[Records with drawing code]
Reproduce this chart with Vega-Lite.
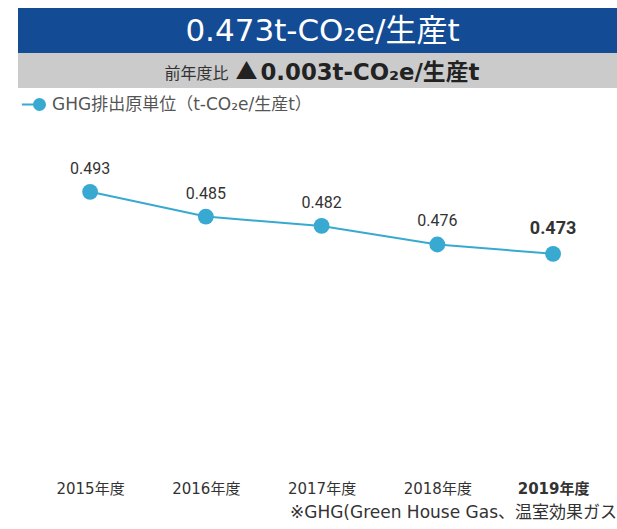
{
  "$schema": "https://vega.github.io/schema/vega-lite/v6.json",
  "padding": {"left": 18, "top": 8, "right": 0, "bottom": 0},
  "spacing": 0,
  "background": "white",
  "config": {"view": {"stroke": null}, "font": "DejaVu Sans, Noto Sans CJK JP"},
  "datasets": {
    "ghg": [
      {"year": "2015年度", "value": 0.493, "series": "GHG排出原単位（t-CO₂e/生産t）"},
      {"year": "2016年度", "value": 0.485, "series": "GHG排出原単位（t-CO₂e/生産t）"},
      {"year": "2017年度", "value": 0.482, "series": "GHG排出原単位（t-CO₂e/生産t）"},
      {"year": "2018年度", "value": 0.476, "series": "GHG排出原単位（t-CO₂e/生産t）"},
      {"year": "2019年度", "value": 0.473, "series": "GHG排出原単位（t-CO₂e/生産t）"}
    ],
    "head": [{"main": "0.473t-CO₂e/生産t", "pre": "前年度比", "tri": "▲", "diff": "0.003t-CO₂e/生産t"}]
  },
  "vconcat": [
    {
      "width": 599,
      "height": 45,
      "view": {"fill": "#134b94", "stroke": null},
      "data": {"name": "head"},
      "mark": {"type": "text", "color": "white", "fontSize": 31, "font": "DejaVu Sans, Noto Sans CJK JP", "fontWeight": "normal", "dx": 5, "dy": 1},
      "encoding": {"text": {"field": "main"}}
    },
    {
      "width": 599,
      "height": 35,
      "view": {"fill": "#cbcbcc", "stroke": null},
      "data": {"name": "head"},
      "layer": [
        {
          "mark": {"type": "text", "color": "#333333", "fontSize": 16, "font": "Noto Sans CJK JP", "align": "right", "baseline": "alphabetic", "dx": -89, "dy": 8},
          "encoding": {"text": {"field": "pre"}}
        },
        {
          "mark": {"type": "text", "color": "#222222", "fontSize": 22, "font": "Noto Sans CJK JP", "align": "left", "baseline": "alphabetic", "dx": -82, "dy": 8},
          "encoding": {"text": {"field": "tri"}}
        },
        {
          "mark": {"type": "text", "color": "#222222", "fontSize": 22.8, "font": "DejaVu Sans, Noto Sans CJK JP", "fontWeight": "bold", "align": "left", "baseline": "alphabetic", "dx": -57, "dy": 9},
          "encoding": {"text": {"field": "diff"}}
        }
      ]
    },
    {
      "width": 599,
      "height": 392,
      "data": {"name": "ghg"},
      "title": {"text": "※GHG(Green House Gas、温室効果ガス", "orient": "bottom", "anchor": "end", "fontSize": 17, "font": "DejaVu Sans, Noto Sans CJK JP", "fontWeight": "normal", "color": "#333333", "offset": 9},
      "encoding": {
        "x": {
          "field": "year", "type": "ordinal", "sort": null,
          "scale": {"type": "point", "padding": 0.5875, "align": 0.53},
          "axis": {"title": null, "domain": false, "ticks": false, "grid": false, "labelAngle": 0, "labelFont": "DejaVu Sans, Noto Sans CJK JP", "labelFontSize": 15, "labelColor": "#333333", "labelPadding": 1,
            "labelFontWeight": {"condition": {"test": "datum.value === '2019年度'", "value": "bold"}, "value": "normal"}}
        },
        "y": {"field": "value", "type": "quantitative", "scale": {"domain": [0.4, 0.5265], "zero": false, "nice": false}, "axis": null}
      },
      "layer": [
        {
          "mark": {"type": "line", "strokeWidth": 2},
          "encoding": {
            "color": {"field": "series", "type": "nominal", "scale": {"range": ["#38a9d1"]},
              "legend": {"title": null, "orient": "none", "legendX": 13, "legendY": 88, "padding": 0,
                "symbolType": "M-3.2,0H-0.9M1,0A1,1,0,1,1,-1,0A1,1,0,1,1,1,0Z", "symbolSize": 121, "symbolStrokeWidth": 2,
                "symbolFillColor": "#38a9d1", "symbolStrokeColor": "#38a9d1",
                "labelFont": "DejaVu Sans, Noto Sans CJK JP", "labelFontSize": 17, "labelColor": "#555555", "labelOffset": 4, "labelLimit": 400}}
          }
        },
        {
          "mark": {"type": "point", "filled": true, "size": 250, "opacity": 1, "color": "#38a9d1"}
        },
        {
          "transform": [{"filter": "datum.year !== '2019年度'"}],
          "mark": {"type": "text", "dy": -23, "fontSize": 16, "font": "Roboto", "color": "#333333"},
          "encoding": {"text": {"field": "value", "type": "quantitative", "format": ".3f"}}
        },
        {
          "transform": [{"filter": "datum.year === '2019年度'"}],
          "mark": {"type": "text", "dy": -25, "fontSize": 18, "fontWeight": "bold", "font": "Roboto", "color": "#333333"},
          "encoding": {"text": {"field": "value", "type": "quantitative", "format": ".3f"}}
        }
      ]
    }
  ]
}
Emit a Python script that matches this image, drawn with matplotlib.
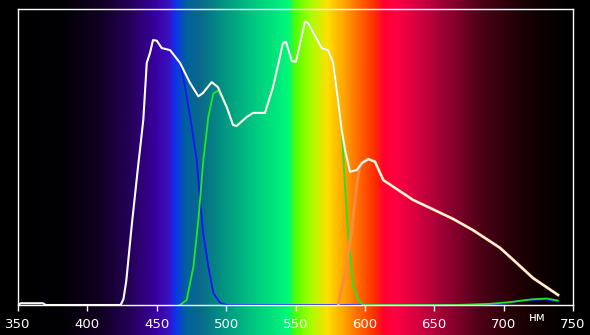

• [OBJECTIVE]:
Omit all pictures while transcribing the entries verbatim.

• [FULL RESPONSE]:
Reproduce this chart with Vega-Lite.
{
  "$schema": "https://vega.github.io/schema/vega-lite/v6.json",
  "padding": {"left": 18, "top": 8, "right": 0, "bottom": 0},
  "spacing": 0,
  "background": "white",
  "config": {"view": {"stroke": null}, "font": "DejaVu Sans, Noto Sans CJK JP"},
  "datasets": {
    "ghg": [
      {"year": "2015年度", "value": 0.493, "series": "GHG排出原単位（t-CO₂e/生産t）"},
      {"year": "2016年度", "value": 0.485, "series": "GHG排出原単位（t-CO₂e/生産t）"},
      {"year": "2017年度", "value": 0.482, "series": "GHG排出原単位（t-CO₂e/生産t）"},
      {"year": "2018年度", "value": 0.476, "series": "GHG排出原単位（t-CO₂e/生産t）"},
      {"year": "2019年度", "value": 0.473, "series": "GHG排出原単位（t-CO₂e/生産t）"}
    ],
    "head": [{"main": "0.473t-CO₂e/生産t", "pre": "前年度比", "tri": "▲", "diff": "0.003t-CO₂e/生産t"}]
  },
  "vconcat": [
    {
      "width": 599,
      "height": 45,
      "view": {"fill": "#134b94", "stroke": null},
      "data": {"name": "head"},
      "mark": {"type": "text", "color": "white", "fontSize": 31, "font": "DejaVu Sans, Noto Sans CJK JP", "fontWeight": "normal", "dx": 5, "dy": 1},
      "encoding": {"text": {"field": "main"}}
    },
    {
      "width": 599,
      "height": 35,
      "view": {"fill": "#cbcbcc", "stroke": null},
      "data": {"name": "head"},
      "layer": [
        {
          "mark": {"type": "text", "color": "#333333", "fontSize": 16, "font": "Noto Sans CJK JP", "align": "right", "baseline": "alphabetic", "dx": -89, "dy": 8},
          "encoding": {"text": {"field": "pre"}}
        },
        {
          "mark": {"type": "text", "color": "#222222", "fontSize": 22, "font": "Noto Sans CJK JP", "align": "left", "baseline": "alphabetic", "dx": -82, "dy": 8},
          "encoding": {"text": {"field": "tri"}}
        },
        {
          "mark": {"type": "text", "color": "#222222", "fontSize": 22.8, "font": "DejaVu Sans, Noto Sans CJK JP", "fontWeight": "bold", "align": "left", "baseline": "alphabetic", "dx": -57, "dy": 9},
          "encoding": {"text": {"field": "diff"}}
        }
      ]
    },
    {
      "width": 599,
      "height": 392,
      "data": {"name": "ghg"},
      "title": {"text": "※GHG(Green House Gas、温室効果ガス", "orient": "bottom", "anchor": "end", "fontSize": 17, "font": "DejaVu Sans, Noto Sans CJK JP", "fontWeight": "normal", "color": "#333333", "offset": 9},
      "encoding": {
        "x": {
          "field": "year", "type": "ordinal", "sort": null,
          "scale": {"type": "point", "padding": 0.5875, "align": 0.53},
          "axis": {"title": null, "domain": false, "ticks": false, "grid": false, "labelAngle": 0, "labelFont": "DejaVu Sans, Noto Sans CJK JP", "labelFontSize": 15, "labelColor": "#333333", "labelPadding": 1,
            "labelFontWeight": {"condition": {"test": "datum.value === '2019年度'", "value": "bold"}, "value": "normal"}}
        },
        "y": {"field": "value", "type": "quantitative", "scale": {"domain": [0.4, 0.5265], "zero": false, "nice": false}, "axis": null}
      },
      "layer": [
        {
          "mark": {"type": "line", "strokeWidth": 2},
          "encoding": {
            "color": {"field": "series", "type": "nominal", "scale": {"range": ["#38a9d1"]},
              "legend": {"title": null, "orient": "none", "legendX": 13, "legendY": 88, "padding": 0,
                "symbolType": "M-3.2,0H-0.9M1,0A1,1,0,1,1,-1,0A1,1,0,1,1,1,0Z", "symbolSize": 121, "symbolStrokeWidth": 2,
                "symbolFillColor": "#38a9d1", "symbolStrokeColor": "#38a9d1",
                "labelFont": "DejaVu Sans, Noto Sans CJK JP", "labelFontSize": 17, "labelColor": "#555555", "labelOffset": 4, "labelLimit": 400}}
          }
        },
        {
          "mark": {"type": "point", "filled": true, "size": 250, "opacity": 1, "color": "#38a9d1"}
        },
        {
          "transform": [{"filter": "datum.year !== '2019年度'"}],
          "mark": {"type": "text", "dy": -23, "fontSize": 16, "font": "Roboto", "color": "#333333"},
          "encoding": {"text": {"field": "value", "type": "quantitative", "format": ".3f"}}
        },
        {
          "transform": [{"filter": "datum.year === '2019年度'"}],
          "mark": {"type": "text", "dy": -25, "fontSize": 18, "fontWeight": "bold", "font": "Roboto", "color": "#333333"},
          "encoding": {"text": {"field": "value", "type": "quantitative", "format": ".3f"}}
        }
      ]
    }
  ]
}
Emit a Python script that matches this image, drawn with matplotlib.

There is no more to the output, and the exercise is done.